**Stored items**
++++++++++

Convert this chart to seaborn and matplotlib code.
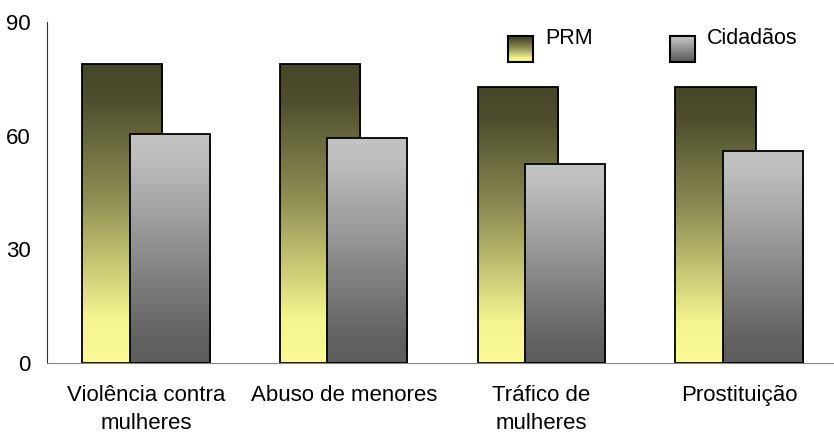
import seaborn as sns
import matplotlib.pyplot as plt
import numpy as np
import pandas as pd
from matplotlib.colors import LinearSegmentedColormap
from matplotlib.patches import Rectangle

categorias = ['Violência contra\nmulheres', 'Abuso de menores', 'Tráfico de\nmulheres', 'Prostituição']
prm = [79, 79, 73, 73]
cidadaos = [60.5, 59.5, 52.5, 56]
series = ['PRM', 'Cidadãos']

df = pd.DataFrame({
    'categoria': categorias * 2,
    'valor': prm + cidadaos,
    'serie': ['PRM'] * 4 + ['Cidadãos'] * 4,
})

# gradientes (de cima para baixo)
cmaps = {
    'PRM': LinearSegmentedColormap.from_list(
        'prm', [(0, '#464628'), (0.12, '#4e4e2e'), (0.45, '#8e8e55'), (0.85, '#f4f490'), (1, '#fafa96')]),
    'Cidadãos': LinearSegmentedColormap.from_list(
        'cid', [(0, '#c3c3c3'), (0.1, '#bebebe'), (0.9, '#616161'), (1, '#5f5f5f')]),
}

sns.set_style('white')
plt.rcParams['font.family'] = ['Liberation Sans', 'DejaVu Sans']
plt.rcParams['text.color'] = 'black'
plt.rcParams['xtick.color'] = 'black'
plt.rcParams['ytick.color'] = 'black'

fig = plt.figure(figsize=(8.34, 4.34), dpi=100)
ax = fig.add_axes([0.0564, 0.1636, 0.9486, 0.7854])

sns.barplot(data=df, x='categoria', y='valor', hue='serie', hue_order=series,
            dodge=True, width=0.48, ax=ax, legend=False)

grad = np.linspace(0, 1, 256).reshape(-1, 1)
bar_w = 0.405
n = len(categorias)
for i, p in enumerate(ax.patches[:2 * n]):
    nome = series[i // n]
    z = 1 if nome == 'PRM' else 3
    cx = p.get_x() + p.get_width() / 2
    p.set_x(cx - bar_w / 2)
    p.set_width(bar_w)
    p.set_facecolor('none')
    p.set_edgecolor('black')
    p.set_linewidth(1.3)
    p.set_zorder(z + 0.5)
    x0, y0 = p.get_x(), p.get_y()
    h = p.get_height()
    im = ax.imshow(grad, cmap=cmaps[nome], aspect='auto', origin='upper',
                   extent=[x0, x0 + bar_w, y0, y0 + h], zorder=z)
    im.set_clip_path(p)

ax.set_xlim(-0.5, n - 0.5)
ax.set_ylim(0, 90)
ax.set_yticks([0, 30, 60, 90])
ax.set_xlabel('')
ax.set_ylabel('')
ax.tick_params(axis='both', length=0, labelsize=16)
ax.tick_params(axis='y', pad=12)
ax.tick_params(axis='x', pad=16)
for lbl in ax.get_xticklabels():
    lbl.set_linespacing(1.4)
for s in ['top', 'right']:
    ax.spines[s].set_visible(False)
ax.spines['left'].set_color('#333333')
ax.spines['bottom'].set_color('#888888')

# legenda com gradiente
leg = [(508, 545, 'PRM'), (670, 707, 'Cidadãos')]
W, H = 834, 434
for x_box, x_txt, nome in leg:
    bx, by, bw, bh = x_box / W, 1 - 62 / H, 25 / W, 26 / H
    lax = fig.add_axes([bx, by, bw, bh])
    lax.imshow(grad, cmap=cmaps[nome], aspect='auto', origin='upper', extent=[0, 1, 0, 1])
    lax.add_patch(Rectangle((0, 0), 1, 1, fill=False, edgecolor='black', lw=1.5,
                            transform=lax.transAxes, clip_on=False))
    lax.set_axis_off()
    fig.text(x_txt / W, 1 - 38 / H, nome, fontsize=15.5, va='center', ha='left')

plt.savefig('out.png', dpi=100)
plt.close()
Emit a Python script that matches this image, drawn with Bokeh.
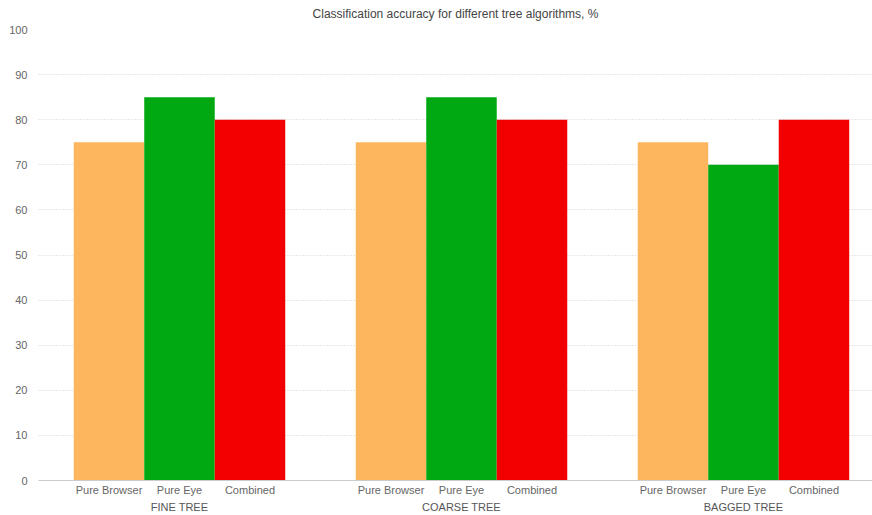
from bokeh.plotting import figure
from bokeh.models import Range1d, FixedTicker, LinearAxis, ColumnDataSource
from bokeh.embed import file_html
from bokeh.resources import INLINE

groups = ["FINE TREE", "COARSE TREE", "BAGGED TREE"]
series = ["Pure Browser", "Pure Eye", "Combined"]
pure_browser = [75, 75, 75]
pure_eye = [85, 85, 70]
combined = [80, 80, 80]
colors = ["#FEB65E", "#00A811", "#F20000"]
y_ticks = [0, 10, 20, 30, 40, 50, 60, 70, 80, 90, 100]

values = [pure_browser, pure_eye, combined]
xs, tops, cols, sub_over = [], [], [], {}
group_over = {}
for gi, g in enumerate(groups):
    group_over[4 * gi + 2] = g
    for si, s in enumerate(series):
        x = 4 * gi + si + 1
        xs.append(x)
        tops.append(values[si][gi])
        cols.append(colors[si])
        sub_over[x] = s

FONT = "Liberation Sans"
p = figure(width=872, height=515, output_backend="svg", toolbar_location=None,
           x_range=Range1d(0, 11.83), y_range=Range1d(0, 100),
           min_border_left=38, min_border_right=0, min_border_top=0, min_border_bottom=0,
           x_axis_location=None, y_axis_location="left")
p.title.text = "Classification accuracy for different tree algorithms, %"
p.title.align = "center"
p.title.vertical_align = "top"
p.title.text_font = FONT
p.title.text_font_size = "12px"
p.title.text_font_style = "normal"
p.title.text_color = "#444444"
p.title.standoff = 13
p.outline_line_color = None
p.background_fill_color = "white"
p.border_fill_color = "white"

src = ColumnDataSource(dict(x=xs, top=tops, color=cols))
p.vbar(x="x", top="top", width=1.0, bottom=0, color="color", line_color=None, source=src)

p.xgrid.visible = False
p.ygrid.grid_line_color = "#d0d0d0"
p.ygrid.grid_line_dash = "1 2"
p.ygrid.grid_line_width = 1

ya = p.yaxis[0]
ya.ticker = FixedTicker(ticks=y_ticks)
ya.axis_line_color = None
ya.major_tick_line_color = None
ya.minor_tick_line_color = None
ya.major_tick_out = 0
ya.major_tick_in = 0
ya.major_label_text_font = FONT
ya.major_label_text_font_size = "11px"
ya.major_label_text_color = "#666666"
ya.major_label_standoff = 11

ax1 = LinearAxis(ticker=FixedTicker(ticks=xs), major_label_overrides=sub_over)
ax1.axis_line_color = "#cccccc"
ax1.major_tick_line_color = None
ax1.minor_tick_line_color = None
ax1.major_tick_out = 0
ax1.major_tick_in = 0
ax1.major_label_text_font = FONT
ax1.major_label_text_font_size = "11px"
ax1.major_label_text_color = "#666666"
ax1.major_label_standoff = 3
p.add_layout(ax1, "below")

ax2 = LinearAxis(ticker=FixedTicker(ticks=list(group_over.keys())), major_label_overrides=group_over)
ax2.axis_line_color = None
ax2.major_tick_line_color = None
ax2.minor_tick_line_color = None
ax2.major_tick_out = 0
ax2.major_tick_in = 0
ax2.major_label_text_font = FONT
ax2.major_label_text_font_size = "11px"
ax2.major_label_text_color = "#555555"
ax2.major_label_standoff = 2
p.add_layout(ax2, "below")

open("out.html", "w").write(file_html(p, INLINE))
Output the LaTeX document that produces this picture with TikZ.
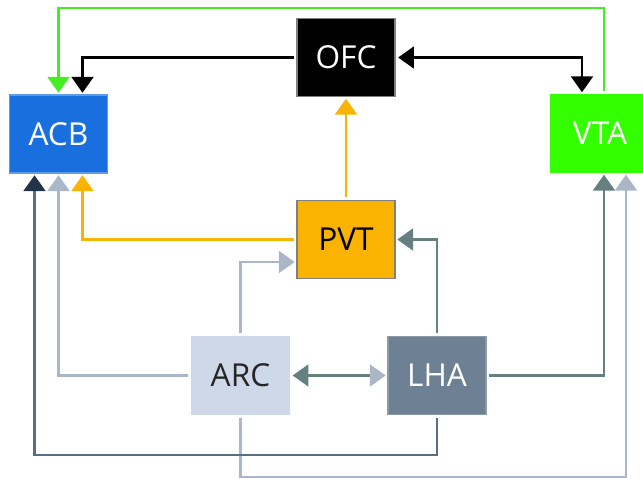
\documentclass[tikz,border=0pt]{standalone}
\usepackage{fontspec}
\setmainfont{Open Sans}
\usepackage{xcolor}
\usetikzlibrary{arrows.meta,positioning,calc}
\definecolor{acbblue}{HTML}{1A6FDE}
\definecolor{vtagreen}{HTML}{33FF00}
\definecolor{grnline}{HTML}{44EE22}
\definecolor{pvtorange}{HTML}{F9B300}
\definecolor{arcfill}{HTML}{CFD8E9}
\definecolor{arcline}{HTML}{A9B7C8}
\definecolor{lhafill}{HTML}{6E8094}
\definecolor{slate}{HTML}{66807F}
\definecolor{navyline}{HTML}{5A6E82}
\definecolor{navyhead}{HTML}{243448}

\begin{document}
\begin{tikzpicture}[
  x=0.02cm, y=-0.02cm,
  box/.style={minimum width=1.96cm, minimum height=1.56cm, inner sep=0pt,
    font=\fontsize{18}{20}\selectfont, line width=0.6pt},
  link/.style={line width=1.15pt, shorten <=1.5pt, shorten >=1pt},
  >={Triangle[width=12.5pt,length=9pt]}
]
  \useasboundingbox (0,0) rectangle (643,479);

  \foreach \name/\x/\y/\fc/\dc/\tc in {
    ACB/58.5/134/acbblue/acbblue!70!white/white,
    OFC/346/57.5/black/gray/white,
    VTA/600/133.5/vtagreen/vtagreen/white,
    PVT/346/239.5/pvtorange/gray/black,
    ARC/240.5/375.5/arcfill/arcfill/black!85,
    LHA/437/375.5/lhafill/lhafill!80!white/white} {
    \node[box, fill=\fc, draw=\dc, text=\tc] (\name) at (\x,\y) {\name};
  }

  \coordinate (topline) at (0,8);
  \coordinate (lowline) at (0,455);
  \coordinate (botline) at (0,477);
  \coordinate (acbN) at ($(ACB.north)+(24,0)$);
  \coordinate (acbL) at ($(ACB.south)+(-24,0)$);
  \coordinate (acbR) at ($(ACB.south)+(24,0)$);
  \coordinate (vtaN) at ($(VTA.north)+(-18,0)$);
  \coordinate (vtaG) at ($(VTA.north)+(4,0)$);
  \coordinate (vtaS) at ($(VTA.south)+(4,0)$);
  \coordinate (vtaR) at ($(VTA.south)+(26,0)$);
  \coordinate (pvtW) at ($(PVT.west)+(0,22.5)$);

  \draw[link, grnline, ->] (vtaG) |- (ACB.north |- topline) -- (ACB.north);
  \draw[link, black, ->] (OFC.west) -| (acbN);
  \draw[link, black, <->] (OFC.east) -| (vtaN);

  \draw[link, pvtorange, ->] (PVT.north) -- (OFC.south);
  \draw[link, pvtorange, ->] (PVT.west) -| (acbR);

  \draw[link, arcline, ->] (ARC.west) -| (ACB.south);
  \draw[link, arcline, ->] (ARC.north) |- (pvtW);
  \draw[link, arcline, ->] (ARC.south) |- (vtaR |- botline) -- (vtaR);

  \draw[link, slate, {Triangle[width=12.5pt,length=9pt]}-{Triangle[width=12.5pt,length=9pt,color=arcline]}]
    (ARC.east) -- (LHA.west);
  \draw[link, slate, ->] (LHA.north) |- (PVT.east);
  \draw[link, slate, ->] (LHA.east) -| (vtaS);
  \draw[link, navyline, -{Triangle[width=12.5pt,length=9pt,color=navyhead]}]
    (LHA.south) |- (acbL |- lowline) -- (acbL);
\end{tikzpicture}
\end{document}
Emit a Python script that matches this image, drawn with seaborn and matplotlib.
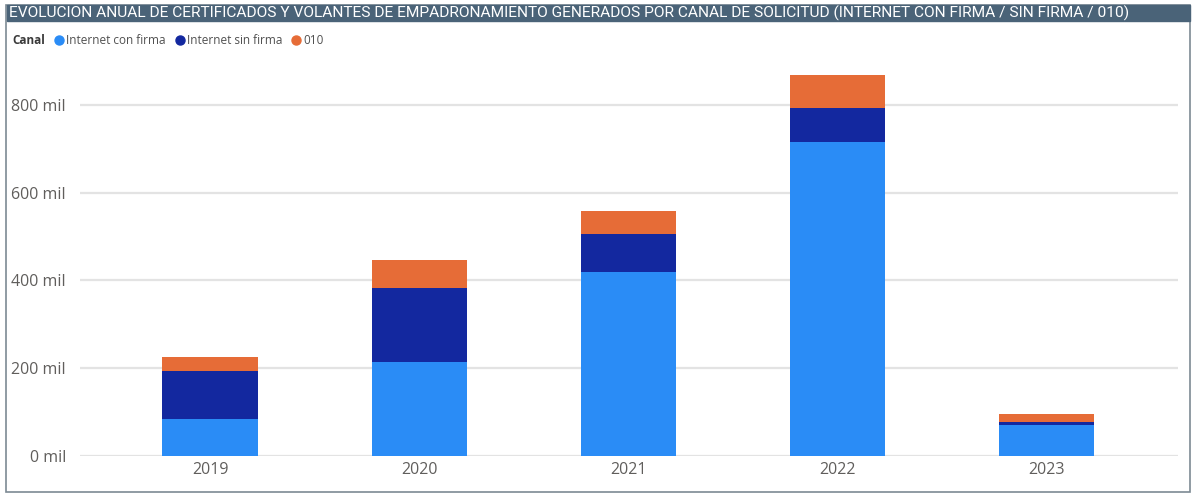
import numpy as np
import pandas as pd
import matplotlib
matplotlib.use("Agg")
import matplotlib.pyplot as plt
import seaborn as sns
from matplotlib.lines import Line2D
from matplotlib.patches import Rectangle
from matplotlib.ticker import FuncFormatter

# values in thousands
years = ["2019", "2020", "2021", "2022", "2023"]
con_firma = [84, 214, 419, 716, 71]
sin_firma = [110, 169, 87, 77, 6]
tel_010 = [32, 64, 52, 75, 19]

canales = ["Internet con firma", "Internet sin firma", "010"]
colores = ["#2A8CF6", "#13289F", "#E66C37"]

title = ("EVOLUCION ANUAL DE CERTIFICADOS Y VOLANTES DE EMPADRONAMIENTO GENERADOS "
         "POR CANAL DE SOLICITUD (INTERNET CON FIRMA / SIN FIRMA / 010)")

sns.set_theme(style="white")
plt.rcParams["font.family"] = ["Open Sans", "DejaVu Sans"]

df = pd.DataFrame({"year": years, "Internet con firma": con_firma,
                   "Internet sin firma": sin_firma, "010": tel_010})
cum = df[canales].cumsum(axis=1)

W, H = 1195, 498
fig = plt.figure(figsize=(W / 100, H / 100), dpi=100)
ax = fig.add_axes([80 / W, 1 - 456 / H, (1178 - 80) / W, (456 - 61) / H])

# stacked bars: draw cumulative totals from top segment down
for canal, color in reversed(list(zip(canales, colores))):
    sns.barplot(x=df["year"], y=cum[canal], color=color, width=0.455,
                saturation=1, linewidth=0, ax=ax, zorder=3)

ax.set_xlim(-0.622, 4.63)
ax.set_ylim(0, 900)
ax.set_yticks([0, 200, 400, 600, 800])
ax.yaxis.set_major_formatter(FuncFormatter(lambda v, p: f"{int(v)} mil"))
ax.grid(axis="y", color="#e3e3e3", lw=1.6, zorder=0)
ax.set_xlabel("")
ax.set_ylabel("")
for s in ax.spines.values():
    s.set_visible(False)
ax.tick_params(axis="both", length=0, labelsize=11.5, labelcolor="#605E5C")
ax.tick_params(axis="y", pad=10)
ax.tick_params(axis="x", pad=4)

# outer frame and title bar
fig.patches.append(Rectangle((6 / W, 1 - 492 / H), (1190 - 6) / W, (492 - 5) / H,
                             transform=fig.transFigure, fill=False,
                             edgecolor="#7d8a94", lw=1.2))
fig.patches.append(Rectangle((7 / W, 1 - 21 / H), (1190 - 7) / W, 16 / H,
                             transform=fig.transFigure, color="#4a6378"))
t = fig.text(9 / W, 1 - 13.5 / H, title, color="white", fontsize=12,
             family=["Roboto", "DejaVu Sans"], va="center", ha="left")
# shrink title so it ends where the reference does (~1127 px)
fig.canvas.draw()
tw = t.get_window_extent().width
t.set_fontsize(12 * (1118 / tw))

# legend
fig.text(12 / W, 1 - 41 / H, "Canal", fontsize=8.5, weight="bold",
         color="#3a3a3a", va="center")
handles = [Line2D([], [], ls="", marker="o", markersize=6.5, color=c) for c in colores]
fig.legend(handles, canales, loc="center left", bbox_to_anchor=(47 / W, 1 - 41 / H),
           ncol=3, frameon=False, fontsize=8.5, handletextpad=0.0,
           columnspacing=0.6, handlelength=1.2, borderaxespad=0,
           labelcolor="#505050")

fig.savefig("out.png", dpi=100)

++++++++++

**AIM**
Above this task is a listing with pictures in it. Retype only the lines from the one containing "Output the LaTeX" through the one containing "(PVT.west) -| (acbR);", both included, and not the pictures.

**EXERCISE OUTPUT**
Output the LaTeX document that produces this picture with TikZ.
\documentclass[tikz,border=0pt]{standalone}
\usepackage{fontspec}
\setmainfont{Open Sans}
\usepackage{xcolor}
\usetikzlibrary{arrows.meta,positioning,calc}
\definecolor{acbblue}{HTML}{1A6FDE}
\definecolor{vtagreen}{HTML}{33FF00}
\definecolor{grnline}{HTML}{44EE22}
\definecolor{pvtorange}{HTML}{F9B300}
\definecolor{arcfill}{HTML}{CFD8E9}
\definecolor{arcline}{HTML}{A9B7C8}
\definecolor{lhafill}{HTML}{6E8094}
\definecolor{slate}{HTML}{66807F}
\definecolor{navyline}{HTML}{5A6E82}
\definecolor{navyhead}{HTML}{243448}

\begin{document}
\begin{tikzpicture}[
  x=0.02cm, y=-0.02cm,
  box/.style={minimum width=1.96cm, minimum height=1.56cm, inner sep=0pt,
    font=\fontsize{18}{20}\selectfont, line width=0.6pt},
  link/.style={line width=1.15pt, shorten <=1.5pt, shorten >=1pt},
  >={Triangle[width=12.5pt,length=9pt]}
]
  \useasboundingbox (0,0) rectangle (643,479);

  \foreach \name/\x/\y/\fc/\dc/\tc in {
    ACB/58.5/134/acbblue/acbblue!70!white/white,
    OFC/346/57.5/black/gray/white,
    VTA/600/133.5/vtagreen/vtagreen/white,
    PVT/346/239.5/pvtorange/gray/black,
    ARC/240.5/375.5/arcfill/arcfill/black!85,
    LHA/437/375.5/lhafill/lhafill!80!white/white} {
    \node[box, fill=\fc, draw=\dc, text=\tc] (\name) at (\x,\y) {\name};
  }

  \coordinate (topline) at (0,8);
  \coordinate (lowline) at (0,455);
  \coordinate (botline) at (0,477);
  \coordinate (acbN) at ($(ACB.north)+(24,0)$);
  \coordinate (acbL) at ($(ACB.south)+(-24,0)$);
  \coordinate (acbR) at ($(ACB.south)+(24,0)$);
  \coordinate (vtaN) at ($(VTA.north)+(-18,0)$);
  \coordinate (vtaG) at ($(VTA.north)+(4,0)$);
  \coordinate (vtaS) at ($(VTA.south)+(4,0)$);
  \coordinate (vtaR) at ($(VTA.south)+(26,0)$);
  \coordinate (pvtW) at ($(PVT.west)+(0,22.5)$);

  \draw[link, grnline, ->] (vtaG) |- (ACB.north |- topline) -- (ACB.north);
  \draw[link, black, ->] (OFC.west) -| (acbN);
  \draw[link, black, <->] (OFC.east) -| (vtaN);

  \draw[link, pvtorange, ->] (PVT.north) -- (OFC.south);
  \draw[link, pvtorange, ->] (PVT.west) -| (acbR);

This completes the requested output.